Lines after the one containing "const noShape = () => <g />" are to be omitted; print exactly each line from the start of the records up to and including it.

● **Input records**:
+--
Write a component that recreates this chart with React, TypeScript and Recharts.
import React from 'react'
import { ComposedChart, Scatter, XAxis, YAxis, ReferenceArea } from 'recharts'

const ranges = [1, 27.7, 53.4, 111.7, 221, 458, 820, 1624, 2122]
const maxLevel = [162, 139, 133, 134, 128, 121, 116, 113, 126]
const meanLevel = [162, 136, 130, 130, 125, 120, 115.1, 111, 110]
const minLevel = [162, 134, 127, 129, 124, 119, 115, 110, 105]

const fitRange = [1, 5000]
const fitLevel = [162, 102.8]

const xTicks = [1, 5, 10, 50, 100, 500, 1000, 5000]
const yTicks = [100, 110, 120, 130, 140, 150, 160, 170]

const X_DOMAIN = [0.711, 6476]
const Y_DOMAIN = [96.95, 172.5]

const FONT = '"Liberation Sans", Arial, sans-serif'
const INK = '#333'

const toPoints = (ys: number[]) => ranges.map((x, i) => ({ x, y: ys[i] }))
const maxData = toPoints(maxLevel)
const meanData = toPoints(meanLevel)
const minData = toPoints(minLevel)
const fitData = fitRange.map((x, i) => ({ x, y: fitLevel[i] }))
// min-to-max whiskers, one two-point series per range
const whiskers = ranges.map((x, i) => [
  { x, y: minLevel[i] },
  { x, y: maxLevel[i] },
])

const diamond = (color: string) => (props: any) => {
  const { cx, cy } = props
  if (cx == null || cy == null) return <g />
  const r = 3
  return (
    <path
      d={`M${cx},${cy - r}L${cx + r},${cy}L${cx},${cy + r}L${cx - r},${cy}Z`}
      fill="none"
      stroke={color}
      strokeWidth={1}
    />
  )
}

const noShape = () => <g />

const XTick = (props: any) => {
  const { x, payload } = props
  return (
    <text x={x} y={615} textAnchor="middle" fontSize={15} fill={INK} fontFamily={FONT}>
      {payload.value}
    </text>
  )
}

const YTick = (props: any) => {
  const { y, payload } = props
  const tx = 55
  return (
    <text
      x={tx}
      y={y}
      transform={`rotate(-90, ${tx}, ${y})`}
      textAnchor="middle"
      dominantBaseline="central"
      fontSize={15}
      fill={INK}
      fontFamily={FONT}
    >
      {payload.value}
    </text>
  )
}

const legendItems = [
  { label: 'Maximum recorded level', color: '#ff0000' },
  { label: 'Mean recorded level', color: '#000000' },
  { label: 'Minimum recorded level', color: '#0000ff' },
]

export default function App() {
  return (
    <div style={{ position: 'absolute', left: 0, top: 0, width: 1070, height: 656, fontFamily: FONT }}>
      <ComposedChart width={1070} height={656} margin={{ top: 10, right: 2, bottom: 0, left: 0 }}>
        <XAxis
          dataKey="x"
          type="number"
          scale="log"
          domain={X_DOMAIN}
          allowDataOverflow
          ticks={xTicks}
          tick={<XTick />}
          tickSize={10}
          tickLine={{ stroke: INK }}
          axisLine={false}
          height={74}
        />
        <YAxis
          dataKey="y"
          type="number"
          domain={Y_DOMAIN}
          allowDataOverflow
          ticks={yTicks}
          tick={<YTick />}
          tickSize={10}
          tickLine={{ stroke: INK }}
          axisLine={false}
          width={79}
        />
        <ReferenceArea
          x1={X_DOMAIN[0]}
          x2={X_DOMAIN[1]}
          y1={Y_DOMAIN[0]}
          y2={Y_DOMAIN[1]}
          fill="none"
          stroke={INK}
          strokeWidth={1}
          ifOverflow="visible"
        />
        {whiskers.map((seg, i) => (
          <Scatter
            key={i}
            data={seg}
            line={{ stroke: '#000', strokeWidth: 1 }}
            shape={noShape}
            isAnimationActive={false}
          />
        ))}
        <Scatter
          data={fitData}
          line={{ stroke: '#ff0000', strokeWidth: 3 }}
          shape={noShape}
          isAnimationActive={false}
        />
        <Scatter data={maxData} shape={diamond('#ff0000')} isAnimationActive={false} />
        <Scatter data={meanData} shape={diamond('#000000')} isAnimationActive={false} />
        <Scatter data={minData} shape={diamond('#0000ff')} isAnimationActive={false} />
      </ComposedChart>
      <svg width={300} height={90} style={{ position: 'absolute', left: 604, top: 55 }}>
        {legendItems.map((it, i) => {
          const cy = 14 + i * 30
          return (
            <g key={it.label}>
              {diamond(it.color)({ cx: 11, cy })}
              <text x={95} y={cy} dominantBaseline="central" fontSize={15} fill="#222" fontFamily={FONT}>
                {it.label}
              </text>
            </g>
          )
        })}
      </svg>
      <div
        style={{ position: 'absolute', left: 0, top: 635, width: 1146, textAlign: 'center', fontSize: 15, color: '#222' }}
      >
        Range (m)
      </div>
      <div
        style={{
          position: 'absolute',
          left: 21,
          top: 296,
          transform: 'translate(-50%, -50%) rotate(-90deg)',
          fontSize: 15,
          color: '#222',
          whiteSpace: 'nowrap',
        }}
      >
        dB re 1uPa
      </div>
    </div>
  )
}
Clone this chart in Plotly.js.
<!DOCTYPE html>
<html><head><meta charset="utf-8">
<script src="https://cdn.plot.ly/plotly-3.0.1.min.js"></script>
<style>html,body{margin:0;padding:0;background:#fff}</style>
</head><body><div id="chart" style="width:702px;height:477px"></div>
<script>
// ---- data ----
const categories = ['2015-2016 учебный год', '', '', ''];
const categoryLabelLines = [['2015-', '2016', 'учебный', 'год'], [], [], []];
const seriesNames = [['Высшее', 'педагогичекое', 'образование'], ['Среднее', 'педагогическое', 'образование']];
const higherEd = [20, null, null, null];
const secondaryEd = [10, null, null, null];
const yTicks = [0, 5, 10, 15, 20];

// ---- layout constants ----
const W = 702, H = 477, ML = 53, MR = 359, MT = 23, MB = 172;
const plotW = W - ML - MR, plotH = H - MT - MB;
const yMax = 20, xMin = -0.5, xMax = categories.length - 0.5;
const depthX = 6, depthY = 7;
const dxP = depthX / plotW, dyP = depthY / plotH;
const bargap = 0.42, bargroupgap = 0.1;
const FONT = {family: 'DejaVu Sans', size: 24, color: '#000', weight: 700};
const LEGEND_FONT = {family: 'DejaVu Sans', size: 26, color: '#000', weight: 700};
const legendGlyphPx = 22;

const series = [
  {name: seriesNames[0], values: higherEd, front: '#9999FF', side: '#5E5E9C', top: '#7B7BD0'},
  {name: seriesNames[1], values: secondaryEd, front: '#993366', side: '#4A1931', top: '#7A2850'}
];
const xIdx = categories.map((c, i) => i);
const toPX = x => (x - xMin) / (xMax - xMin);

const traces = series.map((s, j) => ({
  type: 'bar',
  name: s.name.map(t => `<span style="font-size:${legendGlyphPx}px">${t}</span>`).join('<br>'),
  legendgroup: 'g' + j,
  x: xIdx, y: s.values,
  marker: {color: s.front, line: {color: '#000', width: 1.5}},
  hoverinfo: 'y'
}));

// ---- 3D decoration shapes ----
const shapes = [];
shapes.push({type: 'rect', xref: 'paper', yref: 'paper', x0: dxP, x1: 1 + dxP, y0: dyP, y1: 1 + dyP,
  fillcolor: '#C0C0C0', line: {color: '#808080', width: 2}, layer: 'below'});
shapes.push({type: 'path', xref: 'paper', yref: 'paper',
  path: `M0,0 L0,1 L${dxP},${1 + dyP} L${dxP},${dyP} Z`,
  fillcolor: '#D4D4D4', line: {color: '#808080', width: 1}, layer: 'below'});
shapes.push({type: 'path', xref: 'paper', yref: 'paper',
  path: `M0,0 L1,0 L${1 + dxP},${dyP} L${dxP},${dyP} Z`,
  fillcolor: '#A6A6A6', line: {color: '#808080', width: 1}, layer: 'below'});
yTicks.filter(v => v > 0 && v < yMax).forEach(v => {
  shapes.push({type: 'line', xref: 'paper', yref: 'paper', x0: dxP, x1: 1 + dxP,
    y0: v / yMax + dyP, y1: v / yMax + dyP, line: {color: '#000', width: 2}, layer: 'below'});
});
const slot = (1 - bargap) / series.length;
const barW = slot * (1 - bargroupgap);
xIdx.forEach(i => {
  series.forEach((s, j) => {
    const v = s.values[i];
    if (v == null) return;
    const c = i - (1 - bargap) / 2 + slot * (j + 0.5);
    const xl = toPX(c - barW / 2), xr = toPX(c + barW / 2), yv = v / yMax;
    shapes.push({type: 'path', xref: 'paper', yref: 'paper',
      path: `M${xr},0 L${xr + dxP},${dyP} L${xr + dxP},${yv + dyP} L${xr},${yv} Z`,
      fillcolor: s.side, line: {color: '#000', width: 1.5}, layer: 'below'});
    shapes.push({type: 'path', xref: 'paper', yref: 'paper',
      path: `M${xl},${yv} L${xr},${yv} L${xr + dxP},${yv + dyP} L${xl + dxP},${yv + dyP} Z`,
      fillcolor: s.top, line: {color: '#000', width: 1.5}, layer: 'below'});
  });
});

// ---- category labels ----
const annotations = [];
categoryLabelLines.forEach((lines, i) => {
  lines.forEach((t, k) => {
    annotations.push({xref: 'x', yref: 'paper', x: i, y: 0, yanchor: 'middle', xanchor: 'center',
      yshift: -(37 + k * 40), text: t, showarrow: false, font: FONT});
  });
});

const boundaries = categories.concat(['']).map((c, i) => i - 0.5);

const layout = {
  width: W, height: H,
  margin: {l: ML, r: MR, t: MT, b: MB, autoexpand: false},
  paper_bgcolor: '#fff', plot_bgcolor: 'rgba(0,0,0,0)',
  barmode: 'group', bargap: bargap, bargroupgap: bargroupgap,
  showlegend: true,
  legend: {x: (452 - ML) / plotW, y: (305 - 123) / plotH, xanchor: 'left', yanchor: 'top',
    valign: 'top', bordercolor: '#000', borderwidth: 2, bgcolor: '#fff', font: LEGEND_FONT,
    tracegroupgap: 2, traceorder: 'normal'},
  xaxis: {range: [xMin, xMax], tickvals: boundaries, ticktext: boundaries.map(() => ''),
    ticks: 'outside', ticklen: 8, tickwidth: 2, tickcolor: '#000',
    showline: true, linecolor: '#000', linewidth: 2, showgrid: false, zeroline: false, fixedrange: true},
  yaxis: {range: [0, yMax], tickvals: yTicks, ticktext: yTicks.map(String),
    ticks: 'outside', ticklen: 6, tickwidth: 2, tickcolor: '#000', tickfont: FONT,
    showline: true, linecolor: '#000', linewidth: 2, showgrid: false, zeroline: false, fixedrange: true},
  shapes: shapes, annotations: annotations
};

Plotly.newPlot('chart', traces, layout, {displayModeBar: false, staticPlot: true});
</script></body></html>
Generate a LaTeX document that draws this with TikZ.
+--
● **Exercise response**:
Write a component that recreates this chart with React, TypeScript and Recharts.
import React from 'react'
import { ComposedChart, Scatter, XAxis, YAxis, ReferenceArea } from 'recharts'

const ranges = [1, 27.7, 53.4, 111.7, 221, 458, 820, 1624, 2122]
const maxLevel = [162, 139, 133, 134, 128, 121, 116, 113, 126]
const meanLevel = [162, 136, 130, 130, 125, 120, 115.1, 111, 110]
const minLevel = [162, 134, 127, 129, 124, 119, 115, 110, 105]

const fitRange = [1, 5000]
const fitLevel = [162, 102.8]

const xTicks = [1, 5, 10, 50, 100, 500, 1000, 5000]
const yTicks = [100, 110, 120, 130, 140, 150, 160, 170]

const X_DOMAIN = [0.711, 6476]
const Y_DOMAIN = [96.95, 172.5]

const FONT = '"Liberation Sans", Arial, sans-serif'
const INK = '#333'

const toPoints = (ys: number[]) => ranges.map((x, i) => ({ x, y: ys[i] }))
const maxData = toPoints(maxLevel)
const meanData = toPoints(meanLevel)
const minData = toPoints(minLevel)
const fitData = fitRange.map((x, i) => ({ x, y: fitLevel[i] }))
// min-to-max whiskers, one two-point series per range
const whiskers = ranges.map((x, i) => [
  { x, y: minLevel[i] },
  { x, y: maxLevel[i] },
])

const diamond = (color: string) => (props: any) => {
  const { cx, cy } = props
  if (cx == null || cy == null) return <g />
  const r = 3
  return (
    <path
      d={`M${cx},${cy - r}L${cx + r},${cy}L${cx},${cy + r}L${cx - r},${cy}Z`}
      fill="none"
      stroke={color}
      strokeWidth={1}
    />
  )
}

const noShape = () => <g />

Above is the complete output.